Return each line containing "this".

(Stored data)
● ● ● ● ●

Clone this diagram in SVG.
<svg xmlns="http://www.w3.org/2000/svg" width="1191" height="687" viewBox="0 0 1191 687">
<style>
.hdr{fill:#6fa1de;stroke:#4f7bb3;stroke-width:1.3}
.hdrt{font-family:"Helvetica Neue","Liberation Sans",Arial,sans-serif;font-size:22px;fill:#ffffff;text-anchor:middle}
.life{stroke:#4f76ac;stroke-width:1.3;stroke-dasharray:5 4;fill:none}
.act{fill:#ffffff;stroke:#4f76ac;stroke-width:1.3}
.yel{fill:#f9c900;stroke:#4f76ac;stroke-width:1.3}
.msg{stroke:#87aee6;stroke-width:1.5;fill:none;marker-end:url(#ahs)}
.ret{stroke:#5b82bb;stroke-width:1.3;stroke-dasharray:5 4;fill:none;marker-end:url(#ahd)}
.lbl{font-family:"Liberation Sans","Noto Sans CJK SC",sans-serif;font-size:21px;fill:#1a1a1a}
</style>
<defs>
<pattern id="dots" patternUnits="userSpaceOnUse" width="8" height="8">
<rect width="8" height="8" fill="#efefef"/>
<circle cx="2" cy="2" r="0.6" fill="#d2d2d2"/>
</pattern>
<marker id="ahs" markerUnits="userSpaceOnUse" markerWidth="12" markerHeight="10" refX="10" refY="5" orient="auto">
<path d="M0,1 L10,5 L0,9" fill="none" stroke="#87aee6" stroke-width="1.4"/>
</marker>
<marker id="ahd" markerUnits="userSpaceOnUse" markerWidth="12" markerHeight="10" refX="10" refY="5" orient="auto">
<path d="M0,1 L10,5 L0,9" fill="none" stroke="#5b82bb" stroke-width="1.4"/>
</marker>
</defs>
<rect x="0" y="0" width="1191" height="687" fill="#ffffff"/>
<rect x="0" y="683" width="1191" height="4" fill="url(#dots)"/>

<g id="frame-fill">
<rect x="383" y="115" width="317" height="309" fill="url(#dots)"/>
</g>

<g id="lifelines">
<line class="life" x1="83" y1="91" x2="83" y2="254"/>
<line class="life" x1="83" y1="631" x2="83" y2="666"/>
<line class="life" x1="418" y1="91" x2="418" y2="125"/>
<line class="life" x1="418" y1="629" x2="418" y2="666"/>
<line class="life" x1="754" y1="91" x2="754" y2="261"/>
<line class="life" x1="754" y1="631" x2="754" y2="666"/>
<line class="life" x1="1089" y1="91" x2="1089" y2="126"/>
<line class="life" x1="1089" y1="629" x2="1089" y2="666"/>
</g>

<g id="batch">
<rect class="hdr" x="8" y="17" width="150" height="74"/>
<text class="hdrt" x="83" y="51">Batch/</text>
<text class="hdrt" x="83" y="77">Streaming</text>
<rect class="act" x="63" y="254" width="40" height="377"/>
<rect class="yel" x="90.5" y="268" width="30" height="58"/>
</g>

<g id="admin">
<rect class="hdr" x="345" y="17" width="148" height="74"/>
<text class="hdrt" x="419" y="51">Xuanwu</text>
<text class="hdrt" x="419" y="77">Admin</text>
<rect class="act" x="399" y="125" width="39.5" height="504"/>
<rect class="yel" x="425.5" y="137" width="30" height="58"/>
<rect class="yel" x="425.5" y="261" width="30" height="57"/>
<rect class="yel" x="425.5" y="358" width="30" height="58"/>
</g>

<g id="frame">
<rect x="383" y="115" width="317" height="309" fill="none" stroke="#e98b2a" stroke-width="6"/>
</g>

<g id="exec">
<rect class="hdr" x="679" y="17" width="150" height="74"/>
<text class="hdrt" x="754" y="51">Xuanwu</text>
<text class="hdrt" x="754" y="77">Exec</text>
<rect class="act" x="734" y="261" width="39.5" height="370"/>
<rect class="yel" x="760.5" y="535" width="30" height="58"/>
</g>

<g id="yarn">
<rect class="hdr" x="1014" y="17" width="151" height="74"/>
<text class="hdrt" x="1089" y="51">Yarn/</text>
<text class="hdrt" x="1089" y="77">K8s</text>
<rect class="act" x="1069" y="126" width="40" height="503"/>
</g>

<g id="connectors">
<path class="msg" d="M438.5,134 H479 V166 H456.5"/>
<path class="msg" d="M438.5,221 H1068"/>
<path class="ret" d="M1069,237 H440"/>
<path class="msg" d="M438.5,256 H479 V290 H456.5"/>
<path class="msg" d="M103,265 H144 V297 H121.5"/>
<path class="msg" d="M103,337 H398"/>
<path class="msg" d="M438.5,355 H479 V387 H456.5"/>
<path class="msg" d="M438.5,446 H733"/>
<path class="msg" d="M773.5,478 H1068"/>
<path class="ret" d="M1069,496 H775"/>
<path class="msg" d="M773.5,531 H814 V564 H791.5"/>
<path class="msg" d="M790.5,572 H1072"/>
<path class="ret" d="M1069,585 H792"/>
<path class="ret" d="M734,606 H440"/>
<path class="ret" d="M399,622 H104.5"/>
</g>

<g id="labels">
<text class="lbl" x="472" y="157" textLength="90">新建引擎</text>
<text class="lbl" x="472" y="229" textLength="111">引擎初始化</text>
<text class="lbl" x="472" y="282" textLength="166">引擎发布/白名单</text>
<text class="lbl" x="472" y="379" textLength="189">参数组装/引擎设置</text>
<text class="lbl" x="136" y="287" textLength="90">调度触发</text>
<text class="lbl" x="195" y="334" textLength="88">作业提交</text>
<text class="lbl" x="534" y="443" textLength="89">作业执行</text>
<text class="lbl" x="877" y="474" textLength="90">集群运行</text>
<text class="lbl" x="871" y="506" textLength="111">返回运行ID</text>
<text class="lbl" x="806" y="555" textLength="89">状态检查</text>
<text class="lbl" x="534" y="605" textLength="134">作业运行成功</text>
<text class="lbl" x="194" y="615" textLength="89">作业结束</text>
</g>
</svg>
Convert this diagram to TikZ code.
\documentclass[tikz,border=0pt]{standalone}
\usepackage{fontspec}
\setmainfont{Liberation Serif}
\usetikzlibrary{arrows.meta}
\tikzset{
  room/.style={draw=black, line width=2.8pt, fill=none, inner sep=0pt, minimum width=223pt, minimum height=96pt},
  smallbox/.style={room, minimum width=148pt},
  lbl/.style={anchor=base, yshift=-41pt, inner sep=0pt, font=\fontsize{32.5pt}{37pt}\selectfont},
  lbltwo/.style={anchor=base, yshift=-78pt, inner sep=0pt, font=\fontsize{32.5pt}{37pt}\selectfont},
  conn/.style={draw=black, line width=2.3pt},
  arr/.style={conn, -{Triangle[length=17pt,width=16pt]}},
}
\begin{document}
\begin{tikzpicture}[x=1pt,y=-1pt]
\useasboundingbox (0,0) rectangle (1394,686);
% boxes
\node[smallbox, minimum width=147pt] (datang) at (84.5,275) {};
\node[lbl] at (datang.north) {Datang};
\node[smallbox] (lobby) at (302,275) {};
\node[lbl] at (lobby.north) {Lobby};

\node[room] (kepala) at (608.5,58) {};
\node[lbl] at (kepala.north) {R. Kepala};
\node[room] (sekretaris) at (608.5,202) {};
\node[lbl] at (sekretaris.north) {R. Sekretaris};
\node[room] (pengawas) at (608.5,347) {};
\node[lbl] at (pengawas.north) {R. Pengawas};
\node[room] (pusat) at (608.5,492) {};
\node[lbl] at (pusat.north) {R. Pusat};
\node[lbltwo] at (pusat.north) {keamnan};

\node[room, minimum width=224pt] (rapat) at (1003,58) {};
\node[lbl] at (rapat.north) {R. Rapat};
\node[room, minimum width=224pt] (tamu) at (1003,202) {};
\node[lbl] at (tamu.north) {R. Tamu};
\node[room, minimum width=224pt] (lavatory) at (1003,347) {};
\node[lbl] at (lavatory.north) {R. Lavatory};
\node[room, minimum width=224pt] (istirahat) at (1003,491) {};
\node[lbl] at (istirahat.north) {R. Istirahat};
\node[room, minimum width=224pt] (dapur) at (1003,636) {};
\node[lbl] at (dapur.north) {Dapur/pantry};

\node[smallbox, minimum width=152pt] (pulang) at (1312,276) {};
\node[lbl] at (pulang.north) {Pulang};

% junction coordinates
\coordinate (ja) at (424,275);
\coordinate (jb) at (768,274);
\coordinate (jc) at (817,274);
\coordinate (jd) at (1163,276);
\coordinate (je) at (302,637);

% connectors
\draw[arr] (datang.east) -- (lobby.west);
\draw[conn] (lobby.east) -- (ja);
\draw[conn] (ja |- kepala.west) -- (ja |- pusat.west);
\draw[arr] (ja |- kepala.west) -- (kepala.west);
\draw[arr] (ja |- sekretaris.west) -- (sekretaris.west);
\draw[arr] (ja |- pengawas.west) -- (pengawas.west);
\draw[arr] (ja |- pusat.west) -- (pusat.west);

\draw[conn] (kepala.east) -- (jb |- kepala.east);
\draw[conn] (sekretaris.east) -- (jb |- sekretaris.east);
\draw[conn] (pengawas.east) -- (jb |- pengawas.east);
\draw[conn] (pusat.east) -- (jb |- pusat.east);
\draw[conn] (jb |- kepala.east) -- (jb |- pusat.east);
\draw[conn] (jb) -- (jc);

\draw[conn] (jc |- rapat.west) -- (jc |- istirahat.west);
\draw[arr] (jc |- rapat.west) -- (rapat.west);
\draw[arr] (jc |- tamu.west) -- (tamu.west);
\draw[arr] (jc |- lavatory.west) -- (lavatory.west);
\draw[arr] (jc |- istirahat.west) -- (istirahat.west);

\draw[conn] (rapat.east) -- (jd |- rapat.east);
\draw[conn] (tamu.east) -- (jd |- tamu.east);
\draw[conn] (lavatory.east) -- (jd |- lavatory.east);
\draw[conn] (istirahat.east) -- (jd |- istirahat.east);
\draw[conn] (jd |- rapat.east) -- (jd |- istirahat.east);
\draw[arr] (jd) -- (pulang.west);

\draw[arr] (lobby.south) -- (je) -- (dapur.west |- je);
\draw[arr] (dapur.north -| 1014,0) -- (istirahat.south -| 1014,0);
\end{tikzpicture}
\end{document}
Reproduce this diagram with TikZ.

● ● ● ● ●

— Exercise solution —
Clone this diagram in SVG.
Convert this diagram to TikZ code.
Reproduce this diagram with TikZ.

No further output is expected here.